## STATED PROBLEM
Pictures excluded, return the lines below from the first through the line holding "-19.87, -21.26, -22.22];".
━━━━━━━━━━
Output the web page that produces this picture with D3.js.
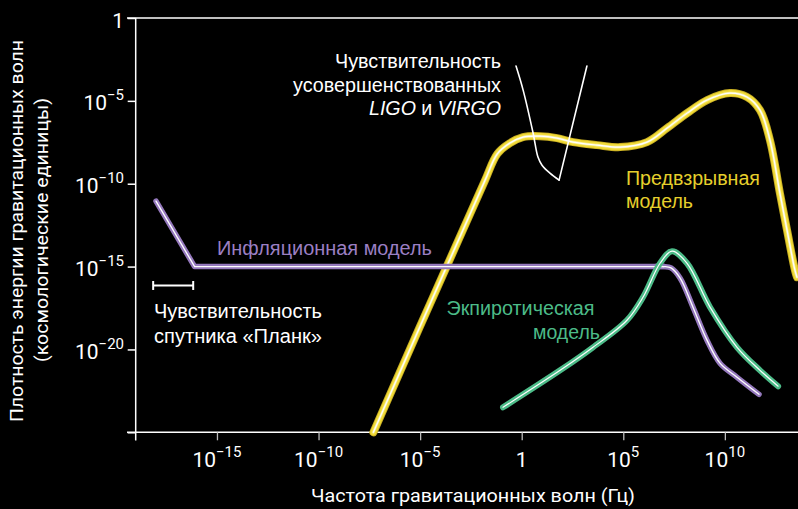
<!DOCTYPE html>
<html>
<head>
<meta charset="utf-8">
<script src="https://cdn.jsdelivr.net/npm/d3@7/dist/d3.min.js"></script>
<style>
  html, body { margin: 0; padding: 0; background: #000; }
  svg { display: block; }
</style>
</head>
<body>
<svg id="chart" width="798" height="509"></svg>
<script>
// ---- Data (log10 of frequency in Hz, log10 of energy density) ----
const xTickExps = [-15, -10, -5, 0, 5, 10];
const yTickExps = [0, -5, -10, -15, -20];
const yTickAll = [0, -5, -10, -15, -20, -25];

// inflation: straight part, then smooth bend
const inflationStraightLogF = [-18.0, -16.1, 7.0];
const inflationStraightLogO = [-11.05, -15.0, -15.0];
const inflationBendLogF = [6.6, 7.0, 7.35, 7.8, 8.43, 9.12, 9.76, 10.6, 11.68];
const inflationBendLogO = [-15.0, -15.0, -15.08, -15.7, -17.45, -19.44, -20.83, -21.68, -22.71];

const ekpyroticLogF = [-0.92, 1.89, 3.51, 5.18, 5.97, 6.81, 7.40, 8.14, 9.27, 10.60, 11.73, 12.62];
const ekpyroticLogO = [-23.49, -21.26, -19.87, -18.24, -16.85, -14.8, -14.07, -14.8, -17.45, -19.87, -21.26, -22.22];

const preBigBangLogF = [-7.3, -5.0, -2.89, -1.81, -1.2, -0.58, 0.06, 0.90, 1.74, 2.53, 3.71, 4.84, 6.17, 7.16, 8.14, 9.13, 10.25, 11.09, 11.73, 12.22, 12.71, 13.06, 13.45, 13.55];
const preBigBangLogO = [-25.0, -18.6, -12.79, -9.81, -8.2, -7.55, -7.19, -7.13, -7.25, -7.49, -7.67, -7.79, -7.49, -6.64, -5.74, -4.95, -4.53, -4.77, -5.56, -7.37, -10.57, -12.80, -15.22, -15.64];

// LIGO sensitivity: curved left branch, straight right branch
const ligoLeftLogF = [-0.28, 0.07, 0.56, 0.80, 1.0, 1.39, 1.84];
const ligoLeftLogO = [-2.90, -4.35, -6.94, -8.39, -8.88, -9.36, -9.78];
const ligoRightLogF = [1.84, 3.21];
const ligoRightLogO = [-9.78, -2.90];

const planckLogF = [-18.14, -16.17];
const planckLogO = -16.14;

// ---- Scales ----
const svg = d3.select("#chart");
const x = d3.scaleLog().domain([1e-19, Math.pow(10, 13.6)]).range([135.7, 798]);
const y = d3.scaleLog().domain([1e-25, 1]).range([432.3, 18]);
const P = e => Math.pow(10, e);

const axisFont = "Roboto, 'Liberation Sans', sans-serif";
const textFont = "'Liberation Sans', Arial, sans-serif";

// ---- Axes ----
const axG = svg.append("g").attr("stroke", "#fff").attr("stroke-width", 1.5).attr("fill", "none");
axG.append("line").attr("x1", 127).attr("x2", 798).attr("y1", y(1e-25)).attr("y2", y(1e-25));
axG.append("line").attr("x1", 127).attr("x2", 798).attr("y1", y(1)).attr("y2", y(1));
axG.append("line").attr("x1", x(1e-19)).attr("x2", x(1e-19)).attr("y1", y(1)).attr("y2", 440.5);

const xAxis = d3.axisBottom(x).tickValues(xTickExps.map(P)).tickSize(8).tickFormat("");
const gx = svg.append("g").attr("transform", `translate(0,${y(1e-25)})`).call(xAxis);
gx.select(".domain").remove();
gx.selectAll(".tick line").attr("stroke", "#bbb").attr("stroke-width", 1.3);

const yAxis = d3.axisLeft(y).tickValues(yTickAll.map(P)).tickSize(8).tickFormat("");
const gy = svg.append("g").attr("transform", `translate(${x(1e-19)},0)`).call(yAxis);
gy.select(".domain").remove();
gy.selectAll(".tick line").attr("stroke", "#fff").attr("stroke-width", 1.5);

function expLabel(sel, e) {
  if (e === 0) { sel.append("tspan").text("1"); return; }
  sel.append("tspan").text("10");
  sel.append("tspan").attr("dy", -10).attr("font-size", 15).text((e < 0 ? "\u2212" : "") + Math.abs(e));
}

xTickExps.forEach(e => {
  const t = svg.append("text").attr("x", x(P(e))).attr("y", 467)
    .attr("text-anchor", "middle").attr("fill", "#fff")
    .attr("font-family", axisFont).attr("font-size", 21);
  expLabel(t, e);
});
yTickExps.forEach(e => {
  const t = svg.append("text").attr("x", 124).attr("y", y(P(e)) + 9.5)
    .attr("text-anchor", "end").attr("fill", "#fff")
    .attr("font-family", axisFont).attr("font-size", 21);
  expLabel(t, e);
});

// axis titles
svg.append("text").attr("x", 473).attr("y", 502).attr("text-anchor", "middle")
  .attr("fill", "#fff").attr("font-family", axisFont).attr("font-size", 18)
  .attr("textLength", 324).attr("lengthAdjust", "spacingAndGlyphs")
  .text("Частота гравитационных волн (Гц)");
svg.append("text").attr("transform", "translate(23,231) rotate(-90)").attr("text-anchor", "middle")
  .attr("fill", "#fff").attr("font-family", axisFont).attr("font-size", 18)
  .attr("textLength", 382).attr("lengthAdjust", "spacingAndGlyphs")
  .text("Плотность энергии гравитационных волн");
svg.append("text").attr("transform", "translate(48,230) rotate(-90)").attr("text-anchor", "middle")
  .attr("fill", "#fff").attr("font-family", axisFont).attr("font-size", 18)
  .attr("textLength", 264).attr("lengthAdjust", "spacingAndGlyphs")
  .text("(космологические единицы)");

// ---- Curves ----
const mk = (fs, os) => fs.map((f, i) => [P(f), P(os[i])]);
const lineSmooth = d3.line().x(d => x(d[0])).y(d => y(d[1])).curve(d3.curveCatmullRom.alpha(0.5));
const lineStraight = d3.line().x(d => x(d[0])).y(d => y(d[1])).curve(d3.curveLinear);

function drawCurves(parts, layers) {
  layers.forEach(l => {
    parts.forEach(p => {
      svg.append("path").attr("d", p.gen(p.data)).attr("fill", "none")
        .attr("stroke", l.c).attr("stroke-width", l.w)
        .attr("stroke-linecap", "round").attr("stroke-linejoin", "round");
    });
  });
}

// Pre-Big Bang (yellow)
drawCurves([{data: mk(preBigBangLogF, preBigBangLogO), gen: lineSmooth}],
  [{c: "#c8ae22", w: 8}, {c: "#f0da38", w: 6.2}, {c: "#f8ee96", w: 2.6}, {c: "#ffffff", w: 1.2}]);

// Inflation (purple)
drawCurves([
  {data: mk(inflationStraightLogF, inflationStraightLogO), gen: lineStraight},
  {data: mk(inflationBendLogF, inflationBendLogO), gen: lineSmooth}
], [{c: "#9579bd", w: 5.5}, {c: "#ffffff", w: 1.3}]);

// Ekpyrotic (green)
drawCurves([{data: mk(ekpyroticLogF, ekpyroticLogO), gen: lineSmooth}],
  [{c: "#4cbb88", w: 6}, {c: "#ffffff", w: 1.2}]);

// LIGO sensitivity (thin white)
[{data: mk(ligoLeftLogF, ligoLeftLogO), gen: lineSmooth},
 {data: mk(ligoRightLogF, ligoRightLogO), gen: lineStraight}].forEach(p => {
  svg.append("path").attr("d", p.gen(p.data)).attr("fill", "none")
    .attr("stroke", "#fff").attr("stroke-width", 1.6).attr("stroke-linecap", "round");
});

// Planck sensitivity bar
const pg = svg.append("g").attr("stroke", "#fff").attr("stroke-width", 2);
const py = y(P(planckLogO));
pg.append("line").attr("x1", x(P(planckLogF[0]))).attr("x2", x(P(planckLogF[1]))).attr("y1", py).attr("y2", py);
planckLogF.forEach(f => pg.append("line").attr("x1", x(P(f))).attr("x2", x(P(f))).attr("y1", py - 4.5).attr("y2", py + 4.5));

// ---- Annotations ----
function label(lines, anchor, color) {
  lines.forEach(l => {
    const t = svg.append("text").attr("x", l.x).attr("y", l.y)
      .attr("text-anchor", anchor).attr("fill", color)
      .attr("font-family", textFont).attr("font-size", 19.5);
    if (l.len) t.attr("textLength", l.len).attr("lengthAdjust", "spacingAndGlyphs");
    l.parts.forEach(p => t.append("tspan").attr("font-style", p.i ? "italic" : "normal").text(p.t));
  });
}
label([
  {x: 501, y: 68, len: 166, parts: [{t: "Чувствительность"}]},
  {x: 501, y: 91.5, len: 208, parts: [{t: "усовершенствованных"}]},
  {x: 501, y: 115, len: 132, parts: [{t: "LIGO", i: true}, {t: " и "}, {t: "VIRGO", i: true}]}
], "end", "#fff");

label([
  {x: 154, y: 318, len: 168, parts: [{t: "Чувствительность"}]},
  {x: 154, y: 343, len: 168, parts: [{t: "спутника «Планк»"}]}
], "start", "#fff");

label([{x: 217, y: 255, len: 215, parts: [{t: "Инфляционная модель"}]}], "start", "#9b7fc3");

label([
  {x: 626, y: 185, len: 134, parts: [{t: "Предвзрывная"}]},
  {x: 626, y: 208, len: 67, parts: [{t: "модель"}]}
], "start", "#e6cf2c");

label([
  {x: 594.5, y: 315, len: 148, parts: [{t: "Экпиротическая"}]},
  {x: 600, y: 338.5, len: 67, parts: [{t: "модель"}]}
], "end", "#4cbb88");
</script>
</body>
</html>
━━━━━━━━━━
## THE COMPLETED TASK
Output the web page that produces this picture with D3.js.
<!DOCTYPE html>
<html>
<head>
<meta charset="utf-8">
<script src="https://cdn.jsdelivr.net/npm/d3@7/dist/d3.min.js"></script>
<style>
  html, body { margin: 0; padding: 0; background: #000; }
  svg { display: block; }
</style>
</head>
<body>
<svg id="chart" width="798" height="509"></svg>
<script>
// ---- Data (log10 of frequency in Hz, log10 of energy density) ----
const xTickExps = [-15, -10, -5, 0, 5, 10];
const yTickExps = [0, -5, -10, -15, -20];
const yTickAll = [0, -5, -10, -15, -20, -25];

// inflation: straight part, then smooth bend
const inflationStraightLogF = [-18.0, -16.1, 7.0];
const inflationStraightLogO = [-11.05, -15.0, -15.0];
const inflationBendLogF = [6.6, 7.0, 7.35, 7.8, 8.43, 9.12, 9.76, 10.6, 11.68];
const inflationBendLogO = [-15.0, -15.0, -15.08, -15.7, -17.45, -19.44, -20.83, -21.68, -22.71];

const ekpyroticLogF = [-0.92, 1.89, 3.51, 5.18, 5.97, 6.81, 7.40, 8.14, 9.27, 10.60, 11.73, 12.62];
const ekpyroticLogO = [-23.49, -21.26, -19.87, -18.24, -16.85, -14.8, -14.07, -14.8, -17.45, -19.87, -21.26, -22.22];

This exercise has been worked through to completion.